Journalism’s hope? Woo the public, and learn the dance

We dig our words like there’s no tomorrow, but pound the same message like a manic chain gang. We’re afraid to dance a little, to make our words so addictive that people are sniffing up our phrases like a river of crack.

Is it personality we’re afraid of? Or is it coming to the realization that we actually don’t have much new to say?

We can’t explain what it’s like to stand at gunpoint. Most of us don’t know what it’s like to struggle against the bricks of poverty, gathered around ankles like a mafia hit robbing people of their self confidence. But we insist we are the better talkers, the better writers. We are the experts, after all.

If that’s the case, we have to learn everything we can. We have to be the experts. If we aren’t we have to learn how to get the hell out of the way.

Video, audio, Tumblr, Twitter, Facebook, e-book. We get the chance to be cavemen trying out the new tools. It’s our wheel to invent, to perfect.

We have to learn how to dance. Not how to entertain but how to pace ourselves. We have to know how to dance like poets, learn how to drop our beats in just the right way to get the most reaction.

It’s a dog-eat-dog word out there. The economy and technology are combining to turn journalism into a battle of the fittest.

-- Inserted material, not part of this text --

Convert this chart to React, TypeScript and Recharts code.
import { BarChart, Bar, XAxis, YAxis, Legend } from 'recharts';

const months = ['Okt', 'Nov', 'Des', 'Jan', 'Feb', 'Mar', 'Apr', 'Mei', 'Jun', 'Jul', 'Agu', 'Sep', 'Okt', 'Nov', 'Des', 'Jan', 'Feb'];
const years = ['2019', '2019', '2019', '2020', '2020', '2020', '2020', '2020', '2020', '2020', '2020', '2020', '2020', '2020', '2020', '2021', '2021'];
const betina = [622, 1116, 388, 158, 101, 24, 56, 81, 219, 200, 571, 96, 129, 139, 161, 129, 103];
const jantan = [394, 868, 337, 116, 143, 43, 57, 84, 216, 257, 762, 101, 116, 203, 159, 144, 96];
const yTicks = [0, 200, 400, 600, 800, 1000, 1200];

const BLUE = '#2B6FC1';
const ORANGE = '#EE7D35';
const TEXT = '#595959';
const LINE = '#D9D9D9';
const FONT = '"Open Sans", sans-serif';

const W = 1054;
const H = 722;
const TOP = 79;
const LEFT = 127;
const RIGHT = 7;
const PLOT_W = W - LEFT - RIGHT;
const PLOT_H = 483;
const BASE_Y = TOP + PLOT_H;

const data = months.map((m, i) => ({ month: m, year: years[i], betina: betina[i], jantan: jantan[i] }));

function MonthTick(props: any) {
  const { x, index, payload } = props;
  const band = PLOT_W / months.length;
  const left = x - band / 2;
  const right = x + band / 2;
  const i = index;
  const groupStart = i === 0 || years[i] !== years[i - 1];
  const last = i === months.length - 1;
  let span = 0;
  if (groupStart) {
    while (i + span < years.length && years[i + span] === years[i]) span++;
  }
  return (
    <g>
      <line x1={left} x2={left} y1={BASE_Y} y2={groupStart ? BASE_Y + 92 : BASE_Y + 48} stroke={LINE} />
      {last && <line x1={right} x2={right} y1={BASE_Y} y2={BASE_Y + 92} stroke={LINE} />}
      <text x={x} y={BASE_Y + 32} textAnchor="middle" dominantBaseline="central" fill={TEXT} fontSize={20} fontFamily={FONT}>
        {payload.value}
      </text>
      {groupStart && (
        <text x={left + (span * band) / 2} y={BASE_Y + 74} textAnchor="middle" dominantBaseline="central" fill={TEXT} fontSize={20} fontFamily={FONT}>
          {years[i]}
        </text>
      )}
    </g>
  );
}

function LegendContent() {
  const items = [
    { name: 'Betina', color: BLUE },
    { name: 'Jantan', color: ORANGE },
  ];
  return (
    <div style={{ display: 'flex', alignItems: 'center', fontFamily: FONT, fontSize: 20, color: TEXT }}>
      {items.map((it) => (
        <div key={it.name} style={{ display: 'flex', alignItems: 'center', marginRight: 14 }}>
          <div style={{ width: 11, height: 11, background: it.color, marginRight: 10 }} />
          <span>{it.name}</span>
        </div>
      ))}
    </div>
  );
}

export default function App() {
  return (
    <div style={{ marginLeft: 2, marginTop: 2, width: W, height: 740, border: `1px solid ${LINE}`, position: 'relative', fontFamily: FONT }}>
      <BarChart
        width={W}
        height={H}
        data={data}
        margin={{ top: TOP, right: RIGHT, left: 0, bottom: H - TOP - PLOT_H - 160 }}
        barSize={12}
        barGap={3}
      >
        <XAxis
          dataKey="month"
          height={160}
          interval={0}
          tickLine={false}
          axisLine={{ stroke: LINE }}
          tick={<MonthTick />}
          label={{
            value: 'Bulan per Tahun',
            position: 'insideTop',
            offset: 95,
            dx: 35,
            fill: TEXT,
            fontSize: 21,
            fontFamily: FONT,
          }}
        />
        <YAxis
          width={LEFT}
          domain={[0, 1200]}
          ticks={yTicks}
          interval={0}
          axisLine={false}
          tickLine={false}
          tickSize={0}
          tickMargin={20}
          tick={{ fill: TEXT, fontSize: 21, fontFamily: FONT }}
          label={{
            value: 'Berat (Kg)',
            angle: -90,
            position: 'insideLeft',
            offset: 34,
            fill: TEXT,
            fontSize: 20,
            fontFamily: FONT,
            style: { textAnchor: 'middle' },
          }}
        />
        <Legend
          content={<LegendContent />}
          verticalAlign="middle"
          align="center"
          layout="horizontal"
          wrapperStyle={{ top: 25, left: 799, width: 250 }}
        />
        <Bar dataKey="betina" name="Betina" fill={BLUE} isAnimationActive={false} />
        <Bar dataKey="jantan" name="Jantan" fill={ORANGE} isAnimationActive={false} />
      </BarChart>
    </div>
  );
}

We must remain honorable men, honorable women. After all, ethics are at stake.

But we must also be the defenders. Our words must crack like gun shots, whether protecting the proud and innocent or shooting down the not so much.

We must also be the cheerleaders, shaking our stuff to help people reach the promised land.

It isn’t a dance we can do alone. We need a partner. We need someone else’s words because journalism doctrine keeps us from releasing all the words that bleed in our own hearts.

That isn’t to say we are out of a job. We are the still the teachers, the choreographers. We can’t necessarily give them each step, but we can take their moves and help them find the right grace.

We have to grab the public’s hand, not just its fingers.

Otherwise we may just find our words extinct.